The Federal Reserve Open Market Committee ended its September meeting with a decision to lower interest rates again. The policy cuts the Fed funds rate by 25 basis points to a new target range of 1.75 to 2 percent. The announcement on Wednesday afternoon (9/18) was accompanied by a broad hint that rates may be cut again before the end of the year.
As we watched the Chairman Powell’s announcement – which amounted to not much more than reading and repeating well-worn talking points — our thoughts turned to Ron Paul’s recent comments about negative interest rates.
We’ll get to that in a moment, but first, we recently wrote (here) about Ron Paul’s prediction that gold would double by the end of 2020.
We don’t mention it because we think it is a particularly bullish prediction. Quite the contrary. We could highlight many economic observers and technical analysts whose price target for gold are higher.
Some are much higher.
We thought you should see Dr.
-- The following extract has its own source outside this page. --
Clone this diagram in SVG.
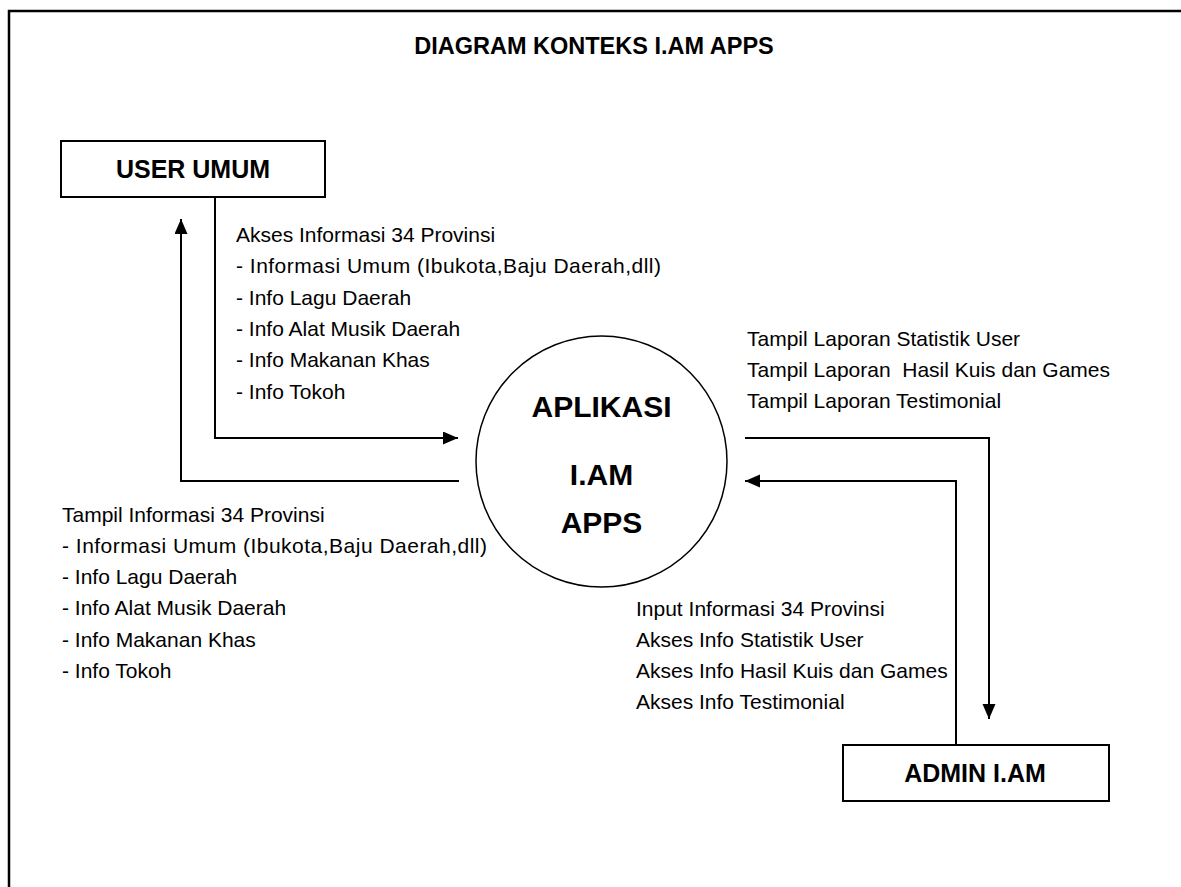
<svg xmlns="http://www.w3.org/2000/svg" width="1181" height="887" viewBox="0 0 1181 887">
<style>
.frame{fill:none;stroke:#000;stroke-width:2.5}
.box{fill:#fff;stroke:#000;stroke-width:2}
.proc{fill:#fff;stroke:#000;stroke-width:1.5}
.conn{fill:none;stroke:#000;stroke-width:2}
.title{font-family:"Liberation Sans",Arial,sans-serif;font-weight:bold;font-size:23.5px;fill:#000}
.lbl{font-family:"Liberation Sans",Arial,sans-serif;font-weight:bold;font-size:25px;fill:#000}
.plbl{font-family:"Liberation Sans",Arial,sans-serif;font-weight:bold;font-size:30px;fill:#000}
.txt{font-family:"Liberation Sans",Arial,sans-serif;font-size:21px;fill:#000}
</style>
<defs>
<marker id="arr" markerUnits="userSpaceOnUse" markerWidth="16" markerHeight="14" refX="15" refY="6.5" orient="auto">
<path d="M0,0 L15,6.5 L0,13 z" fill="#000"/>
</marker>
</defs>
<rect width="1181" height="887" fill="#fff"/>
<path class="frame" d="M9,887 L9,11 L1181,11"/>
<text class="title" x="594" y="54" text-anchor="middle">DIAGRAM KONTEKS I.AM APPS</text>
<g id="connectors">
<path class="conn" d="M215,197 L215,438 L458,438" marker-end="url(#arr)"/>
<path class="conn" d="M459,481 L181,481 L181,219" marker-end="url(#arr)"/>
<path class="conn" d="M745,438 L989,438 L989,719" marker-end="url(#arr)"/>
<path class="conn" d="M956,745 L956,481 L745,481" marker-end="url(#arr)"/>
</g>
<g id="user-umum">
<rect class="box" x="61" y="141" width="264" height="56"/>
<text class="lbl" x="193" y="178" text-anchor="middle">USER UMUM</text>
</g>
<g id="aplikasi">
<circle class="proc" cx="601.5" cy="461.5" r="125.5"/>
<text class="plbl" x="601.5" y="417" text-anchor="middle">APLIKASI</text>
<text class="plbl" x="601.5" y="485" text-anchor="middle">I.AM</text>
<text class="plbl" x="601.5" y="533" text-anchor="middle">APPS</text>
</g>
<g id="admin">
<rect class="box" x="843" y="745" width="266" height="56"/>
<text class="lbl" x="975" y="782" text-anchor="middle">ADMIN I.AM</text>
</g>
<g id="labels">
<text class="txt" x="236" y="242">Akses Informasi 34 Provinsi</text>
<text class="txt" x="236" y="273" textLength="425" lengthAdjust="spacing">- Informasi Umum (Ibukota,Baju Daerah,dll)</text>
<text class="txt" x="236" y="305">- Info Lagu Daerah</text>
<text class="txt" x="236" y="336">- Info Alat Musik Daerah</text>
<text class="txt" x="236" y="367">- Info Makanan Khas</text>
<text class="txt" x="236" y="399">- Info Tokoh</text>
<text class="txt" x="62" y="522">Tampil Informasi 34 Provinsi</text>
<text class="txt" x="62" y="553" textLength="425" lengthAdjust="spacing">- Informasi Umum (Ibukota,Baju Daerah,dll)</text>
<text class="txt" x="62" y="584">- Info Lagu Daerah</text>
<text class="txt" x="62" y="615">- Info Alat Musik Daerah</text>
<text class="txt" x="62" y="647">- Info Makanan Khas</text>
<text class="txt" x="62" y="678">- Info Tokoh</text>
<text class="txt" x="747" y="346">Tampil Laporan Statistik User</text>
<text class="txt" x="747" y="377" xml:space="preserve">Tampil Laporan  Hasil Kuis dan Games</text>
<text class="txt" x="747" y="408">Tampil Laporan Testimonial</text>
<text class="txt" x="636" y="616">Input Informasi 34 Provinsi</text>
<text class="txt" x="636" y="647">Akses Info Statistik User</text>
<text class="txt" x="636" y="678">Akses Info Hasil Kuis dan Games</text>
<text class="txt" x="636" y="709">Akses Info Testimonial</text>
</g>
</svg>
Paul’s prediction because it is unusual for the former congressman and Presidential candidate to voice such a specific prediction to begin with.
The suggestion that gold could reach $3,000 by the end of next year is not overstated in the least. It is a cautiously moderate forecast. As we would expect from Dr. Paul.
Indeed, Dr. Paul himself acknowledges that when the monetary crisis strikes, his call may prove to substantially understate the case.
We agree. In fact, alert market watchers are already feeling the hot breath of the approaching monetary crisis breathing down their neck. After all, we are now in an era of Quantitative Easing, trillion-dollar deficits, and hundreds of trillions of dollars in unfunded US government liabilities.
Not to mention an era of negative interest rates.
Negative rates are such a profound anomaly that they remind us of every catastrophic economic scheme that has ever gone before. Things like the South Sea Bubble and John Law’s Mississippi Bubble, both schemes of the 18th century. Only this is the biggest bubble of all time.
Dr. Paul thinks that the US government and Federal Reserve will have us following much of the rest of the world into the negative interest rate abyss.
“We will join the rest of them and go to total negative rates in hopes that that will be the solution,” Paul said on CNBC last week. “We’ve never had as many currencies in negative interest rates. $17 trillion worth of bonds [are] in negative interest rates. It’s never existed before. And, that’s a bubble.”
“So, we’re in the biggest bond bubble in history, and it’s going to burst.”
When confronted with the choice between real money – gold – and paying the government a fee to let it use your money, like Dr. Paul we believe that in a crisis rational people will opt for gold. After all, as Dr. Paul asks, “How do you sell a bond that pays a negative rate? Who’s going to jump up and down?”
The long-term consequences of negative interest rates are incredibly destructive and immeasurable bullish for gold and silver.